Typically, juice bars use machines that, when breaking down the solid fruits and veggies into a blended liquid, strip the resulting beverage of fiber. And to be clear, juicing and making smoothies are not the same thing: Juicing is exclusively fruits and veggies (and possibly water if you want to make the drink less thick) while smoothies can be a mix of things with Greek yogurt or milk added.

“It’s not something that I generally recommend because I think it’s better to eat the whole piece of fruit or vegetable because then you get the benefit of the fiber. … The fiber is filling, there are health benefits [and] it delays absorption, whereas if you are just drinking a lot of fruit that is blended up, the liquid is easily digested and it is not very satisfying long-term,” explains Jeffery, who typically works with people seeking help with weight management and would likely benefit more from a satiating solid. “But on the other hand, if someone is not a vegetable or fruit eater, and this may help them take in more fruits or vegetables, that would be a positive to it.”

Jeffery also warns that juicers may begin to have “a false sense of security,” feeling that because they drank fruits and veggies for a meal, they can eat poorly the rest of the day.
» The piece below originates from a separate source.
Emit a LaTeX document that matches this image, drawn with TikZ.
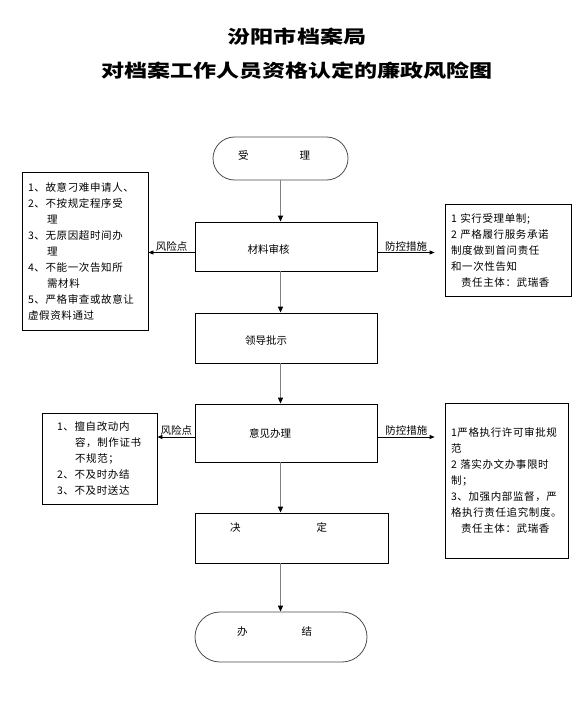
\documentclass[tikz,border=0pt]{standalone}
\usepackage{fontspec}
\setmainfont{Noto Sans CJK SC}
\newfontfamily\titlefont[FakeStretch=1.28]{Noto Sans CJK SC}
\newfontfamily\notefont[LetterSpace=6]{Noto Sans CJK SC}
\usetikzlibrary{arrows.meta,positioning}

\begin{document}
\begin{tikzpicture}[
    x=1pt, y=-1pt,
    flowbox/.style={draw, line width=0.8pt, minimum width=182pt, minimum height=50pt, inner sep=0pt},
    termbox/.style={draw=black!70, line width=0.8pt, inner sep=0pt},
    notebox/.style={draw, line width=0.8pt, align=left, inner xsep=6pt, inner ysep=0pt, font=\notefont\fontsize{10.5}{16}\selectfont},
    flowline/.style={draw=black!50, line width=1.2pt, -{Triangle[length=6pt,width=5pt,color=black]}},
    sideline/.style={draw, line width=0.8pt, -{Triangle[length=5pt,width=4pt]}},
    tag/.style={font=\fontsize{10.5}{12}\selectfont, above, inner sep=1pt},
    every label/.style={font=\fontsize{10.5}{12}\selectfont, inner sep=0pt}
]
\useasboundingbox (0,0) rectangle (588,706);
\fill[white] (0,0) rectangle (588,706);

% title
\node[font=\titlefont\bfseries\fontsize{18}{22}\selectfont] (title1) at (297,37) {汾阳市档案局};
\node[font=\titlefont\bfseries\fontsize{18}{22}\selectfont] (title2) at (297,71) {对档案工作人员资格认定的廉政风险图};

% main flow
\node[termbox, minimum width=135pt, minimum height=43pt, rounded corners=21.5pt,
      label={[xshift=-6.5pt, yshift=3pt]center:受\hspace{51pt}理}] (start) at (280.5,158.5) {};
\node[flowbox, minimum height=49pt, label={[xshift=-17.5pt, yshift=-3pt]center:材料审核}] (shenhe) at (286,246.5) {};
\node[flowbox, label={[xshift=-20pt, yshift=-3pt]center:领导批示}] (lingdao) at (286,338) {};
\node[flowbox, minimum height=58pt, label={[xshift=-16.5pt]center:意见办理}] (yijian) at (286.5,433) {};
\node[flowbox, minimum width=193pt, label={[xshift=-13pt, yshift=11pt]center:决\hspace{76pt}定}] (jueding) at (291.5,538) {};
\node[termbox, minimum width=172pt, minimum height=50pt, rounded corners=25pt,
      label={[xshift=-6.5pt, yshift=5pt]center:办\hspace{54pt}结}] (banjie) at (281,637) {};

% risks and controls
\node[notebox, minimum width=126pt, minimum height=158pt, text width=114pt] (risk1) at (85,251)
  {1、故意刁难申请人、\\2、不按规定程序受\\\hspace*{19pt}理\\3、无原因超时间办\\\hspace*{19pt}理\\4、不能一次告知所\\\hspace*{19pt}需材料\\5、严格审查或故意让\\虚假资料通过};
\node[notebox, minimum width=126pt, minimum height=92pt, text width=114pt] (ctrl1) at (508,250)
  {1 实行受理单制;\\2 严格履行服务承诺\\制度做到首问责任\\和一次性告知\\\hspace*{10pt}责任主体：武瑞香};
\node[notebox, inner xsep=15pt, minimum width=115pt, minimum height=91pt, text width=85pt] (risk2) at (99.5,458.5)
  {1、擅自改动内\\\hspace*{18pt}容，制作证书\\\hspace*{18pt}不规范；\\2、不及时办结\\3、不及时送达};
\node[notebox, minimum width=123pt, minimum height=155pt, text width=111pt] (ctrl2) at (506.5,480.5)
  {1严格执行许可审批规\\范\\2 落实办文办事限时\\制；\\3、加强内部监督，严\\格执行责任追究制度。\\\hspace*{10pt}责任主体：武瑞香};
\coordinate (ctrl1in) at ([xshift=-10pt]ctrl1.west);
\coordinate (ctrl2in) at ([xshift=-10pt]ctrl2.west);

% connectors
\draw[flowline] (start.south) -- (shenhe.north -| start);
\draw[flowline] (shenhe.south -| start) -- (lingdao.north -| start);
\draw[flowline] (lingdao.south -| start) -- (yijian.north -| start);
\draw[flowline] (yijian.south -| start) -- (jueding.north -| start);
\draw[flowline] (jueding.south -| start) -- (banjie.north -| start);

\draw[sideline] ([yshift=-6pt]shenhe.west) -- ([yshift=-6pt]shenhe.west -| risk1.east) node[tag, midway]{风险点};
\draw[sideline] ([yshift=-6pt]shenhe.east) -- ([yshift=-6pt]shenhe.east -| ctrl1in) node[tag, midway]{防控措施};
\draw[sideline] ([yshift=-4pt]yijian.west) -- ([yshift=-4pt]yijian.west -| risk2.east) node[tag, midway]{风险点};
\draw[sideline] ([yshift=-4pt]yijian.east) -- ([yshift=-4pt]yijian.east -| ctrl2in) node[tag, midway]{防控措施};
\end{tikzpicture}
\end{document}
And, if you are ordering from a juice or smoothie bar, be aware of what they’re mixing up. Some places like to use frozen ingredients or fruit syrup rather than the real deal.

Though drinking your fruits and veggies certainly has nutrition pros, a con is that the beverages are absent of protein and other nutrients, like calcium and vitamin D. If you choose to use juice as one of your meals, take a hard look at what else you eat throughout the day to ensure you’re following a balanced diet. Doing this can also inform you about what juice to make or order.

“You may have heard the term ‘eat the rainbow’ because different colors of fruits and vegetables have different nutrients and different antioxidants,” Jeffery says. “You want to look at your overall diet, so if every night at dinner you are eating green beans and that’s a green vegetable, then in a juice, to get a variety of nutrients you may want to have some sort of orange vegetable added.”

Keep in mind that fruits have lots of sugar, and as such, a juice that’s heavier on the fruits than the veggies can rack up serious calories. Those with high blood sugar should stick to veggies because a fruity, sugary liquid that is absorbed quickly can cause a blood sugar spike.

If you’re worried about replacing a meal with a fruit/veggie drink and then gaining weight upon switching back to solids, Jeffery offers some reassurance that this may not be the case.

“I don’t think you would gain weight back because what you are drinking would still have calories, so maybe if you switch to eating something like oatmeal, it would be a wash,” Jeffery says. “It would be something to take into consideration and watch just in case.”